STEWART JACKSON: Well I happen to believe in democracy, and I think if you want to enact huge sweeping legislation which will affect the social mores and structures of our society for years and years to come, you should put it in a manifesto. And my message to those people who don’t like the way I vote is don’t vote for me frankly. We have a democracy. I’m not an automaton. I’m not a robot that’s just on a game show. I am someone elected to make my own decisions, to use my own experience and knowledge in the way I see fit. If people don’t like it they don’t have to vote for me. But what people don’t like is some of my colleagues who for political advancement and careerist reasons are supporting the Prime Minister, even though they know in their hearts that it’s wrong. People know with me, what you see is what you get.

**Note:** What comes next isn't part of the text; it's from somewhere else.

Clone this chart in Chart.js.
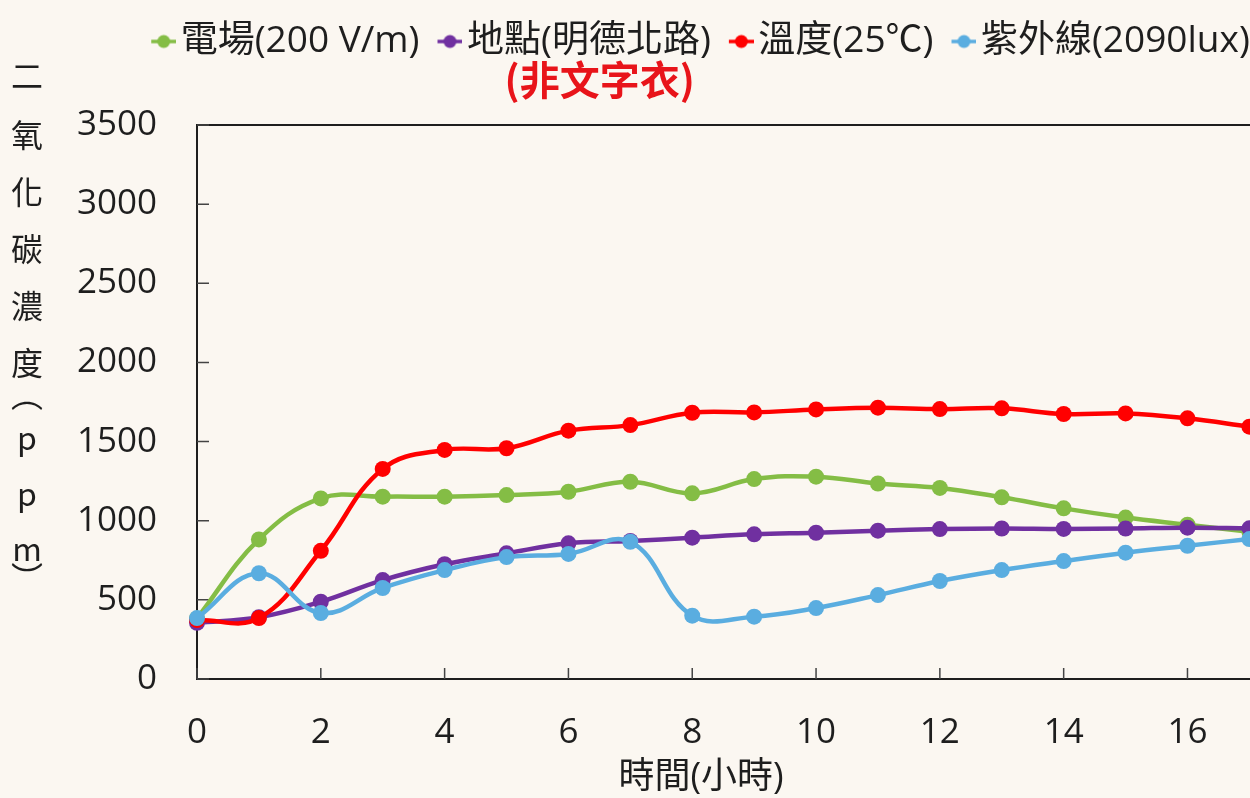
<!DOCTYPE html>
<html>
<head>
<meta charset="utf-8">
<script src="https://cdn.jsdelivr.net/npm/chart.js@4.4.0/dist/chart.umd.min.js"></script>
<style>
    html, body { margin: 0; padding: 0; background: #fbf7f1; overflow: hidden; }
    .wrap { width: 1250px; height: 798px; overflow: hidden; }
</style>
</head>
<body>
<div class="wrap"><canvas id="co2Chart" width="1336" height="798"></canvas></div>
<script>
// 時間(小時)
const hours = [0, 1, 2, 3, 4, 5, 6, 7, 8, 9, 10, 11, 12, 13, 14, 15, 16, 17];
const xTickLabels = [0, 2, 4, 6, 8, 10, 12, 14, 16];
const yTickLabels = [0, 500, 1000, 1500, 2000, 2500, 3000, 3500];

// 二氧化碳濃度 (ppm)
const fieldValues = [383, 882, 1141, 1152, 1152, 1162, 1183, 1246, 1173, 1263, 1278, 1235, 1207, 1148, 1078, 1020, 975, 930];
const placeValues = [355, 390, 488, 625, 725, 794, 857, 872, 893, 914, 924, 937, 947, 951, 948, 951, 956, 952];
const tempValues = [372, 385, 810, 1327, 1447, 1458, 1569, 1604, 1682, 1684, 1703, 1714, 1705, 1710, 1674, 1678, 1647, 1594];
const uvValues = [385, 668, 417, 575, 688, 770, 790, 867, 400, 394, 448, 530, 619, 688, 745, 798, 842, 884];

const seriesNames = ['電場(200 V/m)', '地點(明德北路)', '溫度(25℃)', '紫外線(2090lux)'];
const seriesColors = ['#84bd45', '#7030a0', '#ff0000', '#5aade0'];

const INK = '#1e1e1e';
const FONT = '"Open Sans", "Noto Sans CJK TC", sans-serif';
const CJK = '"Noto Sans CJK TC", sans-serif';

// 圖例用的小線段 + 圓點
function makeMarker(color) {
    const c = document.createElement('canvas');
    c.width = 34;
    c.height = 16;
    const g = c.getContext('2d');
    g.strokeStyle = color;
    g.lineWidth = 3.5;
    g.beginPath();
    g.moveTo(9, 8);
    g.lineTo(34, 8);
    g.stroke();
    g.fillStyle = color;
    g.beginPath();
    g.arc(21.5, 8, 6.5, 0, Math.PI * 2);
    g.fill();
    return c;
}
const legendMarkers = seriesColors.map(makeMarker);

function makeSet(i, values) {
    return {
        label: seriesNames[i],
        data: hours.map((h, k) => ({ x: h, y: values[k] })),
        borderColor: seriesColors[i],
        backgroundColor: seriesColors[i],
        borderWidth: 4.5,
        pointRadius: 8,
        pointHoverRadius: 8,
        pointBorderWidth: 0,
        tension: 0.4,
        clip: false,
        order: 4 - i // 後面的系列畫在上層
    };
}

// 外框與朝內的刻度線
const framePlugin = {
    id: 'frame',
    beforeDatasetsDraw(chart) {
        const { ctx, chartArea: a, scales } = chart;
        ctx.save();
        ctx.strokeStyle = INK;
        ctx.lineWidth = 2;
        ctx.beginPath();
        ctx.moveTo(a.right + 5, a.top);
        ctx.lineTo(a.left, a.top);
        ctx.lineTo(a.left, a.bottom);
        ctx.lineTo(a.right + 5, a.bottom);
        ctx.stroke();

        ctx.lineWidth = 1.5;
        ctx.strokeStyle = '#444';
        ctx.beginPath();
        yTickLabels.forEach(v => {
            const y = scales.y.getPixelForValue(v);
            ctx.moveTo(a.left, y);
            ctx.lineTo(a.left + 12, y);
        });
        xTickLabels.forEach(v => {
            const x = scales.x.getPixelForValue(v);
            ctx.moveTo(x, a.bottom);
            ctx.lineTo(x, a.bottom - 11);
        });
        ctx.stroke();
        ctx.restore();
    },
    afterDraw(chart) {
        const { ctx, chartArea: a, legend } = chart;
        ctx.save();
        ctx.fillStyle = INK;
        ctx.textAlign = 'center';
        ctx.textBaseline = 'middle';

        // 直排的 y 軸標題
        ctx.font = '32px ' + CJK;
        const yTitle = [['二', 76], ['氧', 135], ['化', 192], ['碳', 249], ['濃', 306], ['度', 363],
                        ['︵', 395], ['p', 438], ['p', 494], ['m', 549], ['︶', 578]];
        yTitle.forEach(([ch, y]) => ctx.fillText(ch, 27, y));

        // x 軸標題
        ctx.font = '36px ' + FONT;
        ctx.fillText('時間(小時)', a.left + 504, 778);

        // 地點圖例下方的紅字註記
        const hb = legend.legendHitBoxes[1];
        ctx.fillStyle = '#e8141a';
        ctx.font = 'bold 40px ' + CJK;
        ctx.fillText('(非文字衣)', hb.left + hb.width / 2 + 23, 80);
        ctx.restore();
    }
};

new Chart(document.getElementById('co2Chart'), {
    type: 'line',
    data: {
        datasets: [
            makeSet(0, fieldValues),
            makeSet(1, placeValues),
            makeSet(2, tempValues),
            makeSet(3, uvValues)
        ]
    },
    options: {
        responsive: false,
        animation: false,
        events: [],
        layout: { padding: { left: 70, top: 0, right: 0, bottom: 0 } },
        plugins: {
            legend: {
                position: 'top',
                align: 'center',
                labels: {
                    usePointStyle: true,
                    pointStyleWidth: 6,
                    padding: 23,
                    color: INK,
                    font: { family: FONT, size: 37 },
                    generateLabels(chart) {
                        const items = Chart.defaults.plugins.legend.labels.generateLabels(chart);
                        items.forEach(it => { it.pointStyle = legendMarkers[it.datasetIndex]; });
                        return items.sort((p, q) => p.datasetIndex - q.datasetIndex);
                    }
                }
            },
            // 圖例與繪圖區之間的留白
            title: { display: true, text: ' ', weight: 500, padding: { top: 0, bottom: 19 }, font: { size: 30 } },
            tooltip: { enabled: false }
        },
        scales: {
            x: {
                type: 'linear',
                min: 0,
                max: 18.27,
                afterBuildTicks(scale) { scale.ticks = xTickLabels.map(v => ({ value: v })); },
                afterFit(scale) { scale.height = 119; },
                ticks: { color: INK, padding: 25, font: { family: FONT, size: 35 }, maxRotation: 0, callback: v => String(v) },
                grid: { display: false },
                border: { display: false }
            },
            y: {
                min: 0,
                max: 3500,
                afterBuildTicks(scale) { scale.ticks = yTickLabels.map(v => ({ value: v })); },
                afterFit(scale) { scale.width = 127; },
                ticks: { color: INK, padding: 32, font: { family: FONT, size: 35 }, callback: v => String(v) },
                grid: { display: false },
                border: { display: false }
            }
        }
    },
    plugins: [framePlugin]
});
</script>
</body>
</html>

I won’t be voting for it, because I do not want to betray thousands of, particularly Christian people who do a good job in their community, and feel very very worried about this legislation being used to push Christian people out of the public space. And I just do not want to see groups, different groups in society, fighting each other, because the only people that will be happy are the lawyers, and that can’t be right.
ANDY HARPER: And what next? Because looking at the figures, Labour and Liberal Democrats Members are likely to vote with the Government on this issue, so it’s likely to win the vote tomorrow. Where do you and your fellow Conservatives, and it has to be said a sprinkling of MPs representing other parties, where do you go next with this?
STEWART JACKSON: This is an important issue you made at the end there, that the Democratic Unionists are almost wholly against it. There will be a few Liberal Democrats. And I think there’ll (be) probably 30 or 40 Labour MPs who will vote against, or abstain. I think obviously we don’t quite know how it will happen. I would say that one of the most regrettable things is that the Government says this is fantastic legislation, it’s forward looking, it’s progressive. It wants to hide it away. It doesn’t want to have the details of the Bill looked at on the floor of the House. It wants it to be hidden away on the Committee corridor and got out of the way quickly and without proper Parliamentary scrutiny, which I think is deplotable. I think we should have a proper debate. If it’s such a good Bill, let the whole nation see the debate, and let Parliament be the showcase. But it will go to the Lords, and I suspect it will have a very very rough passage.
ANDY HARPER: And will it do lasting damage to David Cameron as Prime Minister?
STEWART JACKSON: When David Cameron’s political obituary is written, whenever that comes, whether it’s sooner or later, the words “gay marriage” will be on that obituary.